▸ **OBJECTIVE**
Pictures stay out of this copy; please retype only the lines from the start of the records through the line with "const yTickLabels = [82,84,86,88,90,92,94];".

▸ **RECORDS SUPPLIED**
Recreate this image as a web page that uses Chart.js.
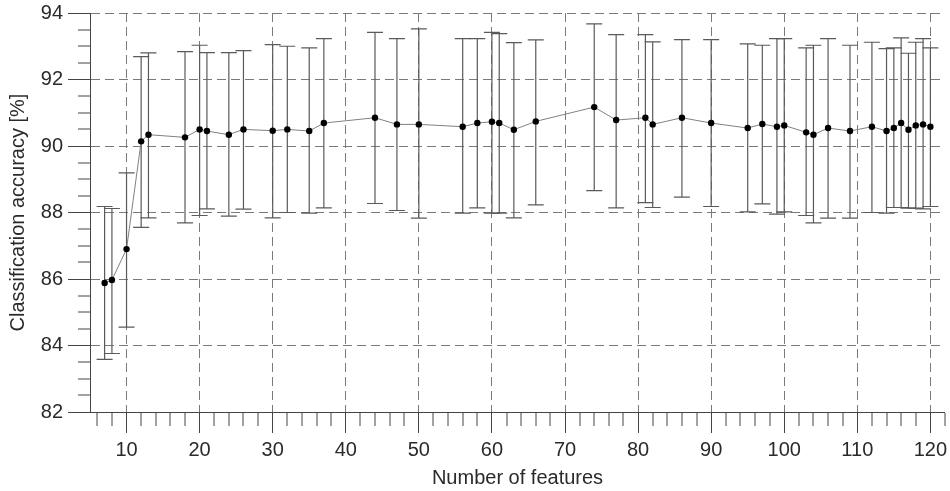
<!DOCTYPE html>
<html>
<head>
<meta charset="utf-8">
<script src="https://cdn.jsdelivr.net/npm/chart.js@4/dist/chart.umd.min.js"></script>
<style>
  html, body { margin: 0; padding: 0; background: #ffffff; }
  #wrap { width: 950px; height: 491px; }
</style>
</head>
<body>
<div id="wrap"><canvas id="c" width="950" height="491"></canvas></div>
<script>
const features = [7,8,10,12,13,18,20,21,24,26,30,32,35,37,44,47,50,56,58,60,61,63,66,74,77,81,82,86,90,95,97,99,100,103,104,106,109,112,114,115,116,117,118,119,120];
const accuracy = [85.88,85.97,86.90,90.14,90.34,90.26,90.50,90.45,90.34,90.50,90.46,90.50,90.45,90.69,90.85,90.65,90.65,90.58,90.69,90.73,90.69,90.49,90.74,91.17,90.78,90.85,90.65,90.85,90.69,90.54,90.66,90.58,90.62,90.41,90.34,90.54,90.45,90.58,90.45,90.54,90.69,90.49,90.62,90.65,90.58];
const upper = [88.18,88.12,89.19,92.69,92.80,92.84,93.03,92.81,92.81,92.87,93.05,93.00,92.95,93.23,93.42,93.23,93.52,93.23,93.23,93.42,93.38,93.11,93.19,93.67,93.35,93.35,93.13,93.20,93.20,93.07,93.03,93.23,93.23,92.95,93.03,93.23,93.03,93.12,92.93,92.95,93.25,92.79,93.12,93.23,92.95];
const lower = [83.58,83.76,84.55,87.55,87.84,87.69,87.91,88.11,87.89,88.10,87.84,88.00,87.98,88.14,88.27,88.06,87.83,87.98,88.14,87.98,87.98,87.84,88.23,88.66,88.14,88.30,88.15,88.46,88.18,88.02,88.26,87.95,88.02,87.91,87.69,87.83,87.83,88.00,87.98,88.15,88.15,88.13,88.13,88.11,88.18];
const xTickLabels = [10,20,30,40,50,60,70,80,90,100,110,120];
const yTickLabels = [82,84,86,88,90,92,94];

const FONT = "'Liberation Sans', Arial, sans-serif";
const TEXT = '#2a2a2a';
const AXIS = '#444444';
const GRID = '#7a7a7a';

const points = features.map((f, i) => ({x: f, y: accuracy[i]}));

const errorBars = {
  id: 'errorBars',
  beforeDatasetsDraw(chart) {
    const ctx = chart.ctx;
    const xs = chart.scales.x, ys = chart.scales.y;
    const cap = 8;
    ctx.save();
    ctx.strokeStyle = '#5a5a5a';
    ctx.lineWidth = 1.2;
    features.forEach((f, i) => {
      const px = xs.getPixelForValue(f);
      const pt = ys.getPixelForValue(upper[i]);
      const pb = ys.getPixelForValue(lower[i]);
      ctx.beginPath();
      ctx.moveTo(px, pt); ctx.lineTo(px, pb);
      ctx.moveTo(px - cap, pt); ctx.lineTo(px + cap, pt);
      ctx.moveTo(px - cap, pb); ctx.lineTo(px + cap, pb);
      ctx.stroke();
    });
    ctx.restore();
  }
};

const isMajorX = v => xTickLabels.includes(v);
const isMajorY = v => yTickLabels.includes(v);

new Chart(document.getElementById('c'), {
  type: 'scatter',
  data: {
    datasets: [{
      data: points,
      showLine: true,
      borderColor: '#808080',
      borderWidth: 1,
      pointRadius: 3.2,
      pointBackgroundColor: '#000000',
      pointBorderColor: '#000000',
      pointBorderWidth: 0,
      tension: 0
    }]
  },
  options: {
    responsive: false,
    animation: false,
    layout: { padding: { left: 0, right: 5, top: 13, bottom: 0 } },
    plugins: { legend: { display: false }, tooltip: { enabled: false } },
    scales: {
      x: {
        type: 'linear',
        min: 5, max: 122,
        afterFit: s => { s.height = 79; s.paddingLeft = 0; s.paddingRight = 0; },
        border: { display: true, color: AXIS, width: 1, dash: [9, 5] },
        grid: {
          color: c => isMajorX(c.tick.value) ? GRID : 'transparent',
          lineWidth: c => isMajorX(c.tick.value) ? 1 : 0,
          tickColor: AXIS,
          tickWidth: 1,
          tickLength: 21,
          tickBorderDash: c => isMajorX(c.tick.value) ? [] : [13, 100]
        },
        ticks: {
          stepSize: 2,
          includeBounds: false,
          autoSkip: false,
          maxRotation: 0,
          padding: 5,
          color: TEXT,
          font: { family: FONT, size: 20 },
          callback: v => isMajorX(v) ? String(v) : ''
        },
        title: {
          display: true,
          text: 'Number of features',
          color: TEXT,
          font: { family: FONT, size: 20 },
          padding: { top: 0, bottom: 1 }
        }
      },
      y: {
        type: 'linear',
        min: 82, max: 94,
        afterFit: s => { s.width = 90; s.paddingTop = 0; s.paddingBottom = 0; },
        border: { display: true, color: AXIS, width: 1, dash: [9, 5] },
        grid: {
          color: c => isMajorY(c.tick.value) ? GRID : 'transparent',
          lineWidth: c => isMajorY(c.tick.value) ? 1 : 0,
          tickColor: AXIS,
          tickWidth: 1,
          tickLength: 22,
          tickBorderDash: c => isMajorY(c.tick.value) ? [] : [0, 10, 12, 100]
        },
        ticks: {
          stepSize: 0.5,
          autoSkip: false,
          padding: 5,
          color: TEXT,
          font: { family: FONT, size: 20 },
          callback: v => isMajorY(v) ? String(v) : ''
        },
        title: {
          display: true,
          text: 'Classification accuracy [%]',
          color: TEXT,
          font: { family: FONT, size: 20 },
          padding: { top: 6, bottom: 0 }
        }
      }
    }
  },
  plugins: [errorBars]
});
</script>
</body>
</html>
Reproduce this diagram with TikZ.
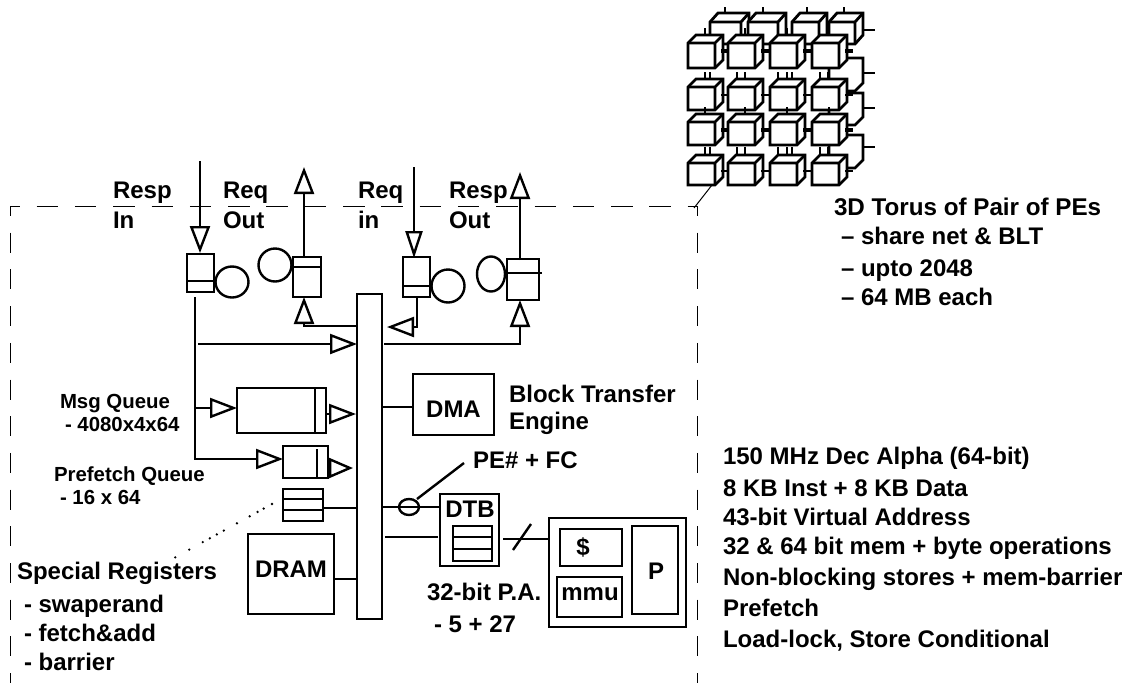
\documentclass[tikz,border=0pt]{standalone}
\usepackage{fontspec}
\setmainfont{Liberation Sans}
\usetikzlibrary{arrows.meta,positioning,shapes.geometric}

\begin{document}
\begin{tikzpicture}[
	x=1pt, y=-1pt,
	line width=2.4pt,
	font=\fontsize{24}{27}\selectfont\bfseries,
	>={Triangle[open,length=27pt,width=20pt]},
	box/.style={rectangle, draw=black, inner sep=0pt, outer sep=0pt},
	tag/.style={anchor=base west, inner sep=0pt, outer sep=0pt},
	mid/.style={anchor=base, inner sep=0pt, outer sep=0pt},
	small/.style={tag, font=\fontsize{20.4}{24}\selectfont\bfseries},
	ring/.style={ellipse, draw=black, inner sep=0pt, outer sep=0pt},
	boundary/.style={line width=1pt},
	cube/.style={fill=white, line join=miter}
]
\useasboundingbox (0,0) rectangle (1131,683);

% --- Board outline ---
\coordinate (cornerl) at (10,206);
\coordinate (cornerr) at (697,206);
\draw[boundary, dash pattern=on 21.5pt off 16.8pt, dash phase=11.7pt] (cornerl) -- (cornerr);
\draw[boundary, dash pattern=on 20pt off 16.7pt, dash phase=10pt] (cornerl) -- (10,683);
\draw[boundary, dash pattern=on 20pt off 16.7pt, dash phase=10pt] (cornerr) -- (697,683);

% --- Torus of cubes ---
\begin{scope}[line width=2.8pt]
\foreach \x/\w in {710/31, 748/30, 792/27, 829/26} {
  \draw (\x+15,13) -- (\x+15,7);
  \draw[cube] (\x,22) -- ++(8,-9) -- ++(\w,0) -- ++(0,22) -- ++(-8,9) -- ++(-\w,0) -- cycle;
  \draw (\x,22) -- ++(\w,0) -- ++(0,22) (\x+\w,22) -- ++(8,-9);
}
\foreach \y/\h in {66/25, 101/24, 143/25} {
  \draw[cube] (829,\y) -- ++(8,-8) -- ++(26,0) -- ++(0,\h) -- ++(-8,8) -- ++(-26,0) -- cycle;
}
\foreach \y in {30,73,108,147} {
  \draw (863,\y) -- (875,\y);
}
\foreach \y/\h/\s in {43/25/4.5, 87/23/2.8, 122/23/4.5, 163/22/2.8} {
  \foreach \x in {688,728,770,812} {
    \draw (\x+17,\y-8) -- ++(0,-7);
    \draw[cube] (\x,\y) -- ++(8,-8) -- ++(27,0) -- ++(0,\h) -- ++(-8,8) -- ++(-27,0) -- cycle;
    \draw (\x,\y) -- ++(27,0) -- ++(0,\h) (\x+27,\y) -- ++(8,-8);
    \draw[line width=\s pt] (\x+33,\y+8) -- (\x+41,\y+8);
  }
}
\foreach \x in {705,710,737,745,778,787,792,820,828} {
  \draw (\x,72) -- (\x,79);
  \draw (\x,147) -- (\x,155);
}
\end{scope}
\coordinate (cubetip) at (712,185);
\draw[line width=1pt] (cubetip) -- (694,208);

\node[tag] (torus) at (834,215) {\fontsize{24.2}{27}\selectfont 3D Torus of Pair of PEs};
\node[tag] (share) at (841,244) {-- share net \& BLT};
\node[tag] (upto) at (841,276) {-- upto 2048};
\node[tag] (each) at (841,305) {-- 64 MB each};

% --- Network ports ---
\node[box, minimum width=27pt, minimum height=38pt] (respinq) at (200.5,273) {};
\node[box, minimum width=28pt, minimum height=40pt] (reqoutq) at (307,277) {};
\node[box, minimum width=27pt, minimum height=40pt] (reqinq) at (416.5,277) {};
\node[box, minimum width=32pt, minimum height=41pt] (respoutq) at (523,279.5) {};
\draw (respinq.west |- 0,281) -- (respinq.east |- 0,281);
\draw (reqoutq.west |- 0,267) -- (reqoutq.east |- 0,267);
\draw (reqinq.west |- 0,286) -- (reqinq.east |- 0,286);
\draw (respoutq.west |- 0,273) -- (542,273);

\node[ring, minimum width=33pt, minimum height=31pt] (respinc) at (232,282) {};
\node[ring, minimum width=33pt, minimum height=33pt] (reqoutc) at (275,265) {};
\node[ring, minimum width=33pt, minimum height=33pt] (reqinc) at (448,286) {};
\node[ring, minimum width=28pt, minimum height=35pt] (respoutc) at (491,274) {};

\node[tag] (respa) at (113,198) {Resp};
\node[tag] (respb) at (113,228) {In};
\node[tag] (reqa) at (223,198) {Req};
\node[tag] (reqb) at (223,228) {Out};
\node[tag] (reqc) at (358,198) {Req};
\node[tag] (reqd) at (358,228) {in};
\node[tag] (respc) at (449,198) {Resp};
\node[tag] (respd) at (449,228) {Out};

% --- Bus ---
\node[box, minimum width=25pt, minimum height=325pt] (bus) at (369.5,456.5) {};

% --- Queues and memory ---
\node[box, minimum width=89pt, minimum height=45pt] (msgq) at (281.5,410.5) {};
\draw (315,388) -- (315,433);
\node[box, minimum width=45pt, minimum height=32pt] (prefq) at (305.5,462) {};
\draw (317,449) -- (317,478);
\node[box, minimum width=40pt, minimum height=32pt] (regs) at (303,505) {};
\draw (regs.west |- 0,499) -- (regs.east |- 0,499);
\draw (regs.west |- 0,510) -- (regs.east |- 0,510);
\node[box, minimum width=86pt, minimum height=80pt] (dram) at (291,574) {};
\node[box, minimum width=81pt, minimum height=61pt] (dma) at (453.5,404.5) {};

\node[mid] (dramlbl) at (291,577) {DRAM};
\node[mid] (dmalbl) at (453.5,417) {DMA};
\node[tag] (blta) at (509,402) {Block Transfer};
\node[tag] (bltb) at (509,429) {Engine};

\node[small] (msga) at (60,408) {Msg Queue};
\node[small] (msgb) at (65,431) {- 4080x4x64};
\node[small] (prefa) at (54,481) {Prefetch Queue};
\node[small] (prefb) at (60,504) {- 16 x 64};

\node[tag] (spec) at (17,579) {Special Registers};
\node[tag] (swap) at (24,612) {- swaperand};
\node[tag] (fetch) at (24,641) {- fetch\&add};
\node[tag] (barr) at (24,670) {- barrier};

% --- Processor ---
\node[box, minimum width=59pt, minimum height=72pt] (dtb) at (469.5,530) {};
\node[box, minimum width=39pt, minimum height=35pt] (dtbreg) at (472.5,543.5) {};
\draw (dtbreg.west |- 0,537) -- (dtbreg.east |- 0,537);
\draw (dtbreg.west |- 0,549) -- (dtbreg.east |- 0,549);
\node[box, minimum width=137pt, minimum height=109pt] (cpu) at (617.5,572.5) {};
\node[box, minimum width=62pt, minimum height=37pt] (cache) at (591,547.5) {};
\node[box, minimum width=65pt, minimum height=40pt] (mmu) at (589.5,597) {};
\node[box, minimum width=46pt, minimum height=88pt] (proc) at (655,570) {};

\node[mid] (dtblbl) at (470,517) {DTB};
\node[mid] (cachelbl) at (583,555) {\$};
\node[mid] (mmulbl) at (590,600) {mmu};
\node[mid] (proclbl) at (656,579) {P};
\node[tag] (palbl) at (427,600) {32-bit P.A.};
\node[tag] (pasplit) at (434,632) {- 5 + 27};
\node[tag] (pefc) at (473,468) {PE\# + FC};
\node[ring, minimum width=20pt, minimum height=16pt] (pering) at (409,507) {};

\node[tag] (alpha) at (723,464) {150 MHz Dec Alpha (64-bit)};
\node[tag] (inst) at (723,496) {8 KB Inst + 8 KB Data};
\node[tag] (virt) at (723,525) {43-bit Virtual Address};
\node[tag] (memop) at (723,554) {32 \& 64 bit mem + byte operations};
\node[tag] (store) at (723,585) {Non-blocking stores + mem-barrier};
\node[tag] (pref) at (723,616) {Prefetch};
\node[tag] (lock) at (723,647) {Load-lock, Store Conditional};

% --- Connectors ---
\coordinate (respintop) at (200,161);
\coordinate (reqouttop) at (304,167);
\coordinate (reqintop) at (414,167);
\coordinate (respouttop) at (520,172);
\coordinate (reqoutfeed) at (304,326);
\coordinate (reqinfeed) at (417,327);
\coordinate (reqintip) at (387,327);
\coordinate (respoutfeed) at (520,344);
\coordinate (respleft) at (195,297);
\coordinate (spine) at (195,344);

\draw[->] (respintop) -- (200,253);
\draw[->] (304,257) -- (reqouttop);
\draw[->, >={Triangle[open,length=27pt,width=17pt]}] (reqintop) -- (414,258);
\draw[->] (520,260) -- (respouttop);
\draw[->] (bus.west |- reqoutfeed) -- (reqoutfeed) -- (304,297);
\draw[->] (reqinq.south -| reqinfeed) -- (reqinfeed) -- (reqintip);
\draw[->] ([xshift=2pt]bus.east |- respoutfeed) -- (respoutfeed) -- (respoutq.south -| respoutfeed);
\draw[->] (198,344) -- (bus.west |- spine);
\draw (respleft) -- (195,408);
\draw[->] (195,408) -- (msgq.west |- 0,408);
\draw[->] (195,408) -- (195,459) -- (prefq.west |- 0,459);
\draw[->] (msgq.east |- 0,414) -- (356,414);
\draw[->, >={Triangle[open,length=24pt,width=20pt]}] (prefq.east |- 0,468) -- (353,468);
\draw (regs.east |- 0,508) -- (bus.west |- 0,508);
\draw (dram.east |- 0,579) -- (bus.west |- 0,579);
\draw (bus.east |- 0,407) -- (dma.west |- 0,407);
\draw (bus.east |- pering) -- (dtb.west |- pering);
\draw ([xshift=-2pt]dtb.west |- 0,537) -- ([xshift=3pt]bus.east |- 0,537);
\draw (417,499) -- (464,463);
\draw (503,539) -- (cpu.west |- 0,539);
\draw (513,550) -- (531,524);

% --- Dotted leader ---
\draw[line width=2.6pt, line cap=round, dash pattern=on 0pt off 9.5pt on 0pt off 7pt on 0pt off 9pt on 0pt off 14.5pt on 0pt off 15pt on 0pt off 8pt on 0pt off 8pt on 0pt off 8pt on 0pt off 15.5pt on 0pt off 16pt] (272,504) -- (174,558);

\end{tikzpicture}
\end{document}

▸ **RESPONSE FOR THIS EXERCISE**
Recreate this image as a web page that uses Chart.js.
<!DOCTYPE html>
<html>
<head>
<meta charset="utf-8">
<script src="https://cdn.jsdelivr.net/npm/chart.js@4/dist/chart.umd.min.js"></script>
<style>
  html, body { margin: 0; padding: 0; background: #ffffff; }
  #wrap { width: 950px; height: 491px; }
</style>
</head>
<body>
<div id="wrap"><canvas id="c" width="950" height="491"></canvas></div>
<script>
const features = [7,8,10,12,13,18,20,21,24,26,30,32,35,37,44,47,50,56,58,60,61,63,66,74,77,81,82,86,90,95,97,99,100,103,104,106,109,112,114,115,116,117,118,119,120];
const accuracy = [85.88,85.97,86.90,90.14,90.34,90.26,90.50,90.45,90.34,90.50,90.46,90.50,90.45,90.69,90.85,90.65,90.65,90.58,90.69,90.73,90.69,90.49,90.74,91.17,90.78,90.85,90.65,90.85,90.69,90.54,90.66,90.58,90.62,90.41,90.34,90.54,90.45,90.58,90.45,90.54,90.69,90.49,90.62,90.65,90.58];
const upper = [88.18,88.12,89.19,92.69,92.80,92.84,93.03,92.81,92.81,92.87,93.05,93.00,92.95,93.23,93.42,93.23,93.52,93.23,93.23,93.42,93.38,93.11,93.19,93.67,93.35,93.35,93.13,93.20,93.20,93.07,93.03,93.23,93.23,92.95,93.03,93.23,93.03,93.12,92.93,92.95,93.25,92.79,93.12,93.23,92.95];
const lower = [83.58,83.76,84.55,87.55,87.84,87.69,87.91,88.11,87.89,88.10,87.84,88.00,87.98,88.14,88.27,88.06,87.83,87.98,88.14,87.98,87.98,87.84,88.23,88.66,88.14,88.30,88.15,88.46,88.18,88.02,88.26,87.95,88.02,87.91,87.69,87.83,87.83,88.00,87.98,88.15,88.15,88.13,88.13,88.11,88.18];
const xTickLabels = [10,20,30,40,50,60,70,80,90,100,110,120];
const yTickLabels = [82,84,86,88,90,92,94];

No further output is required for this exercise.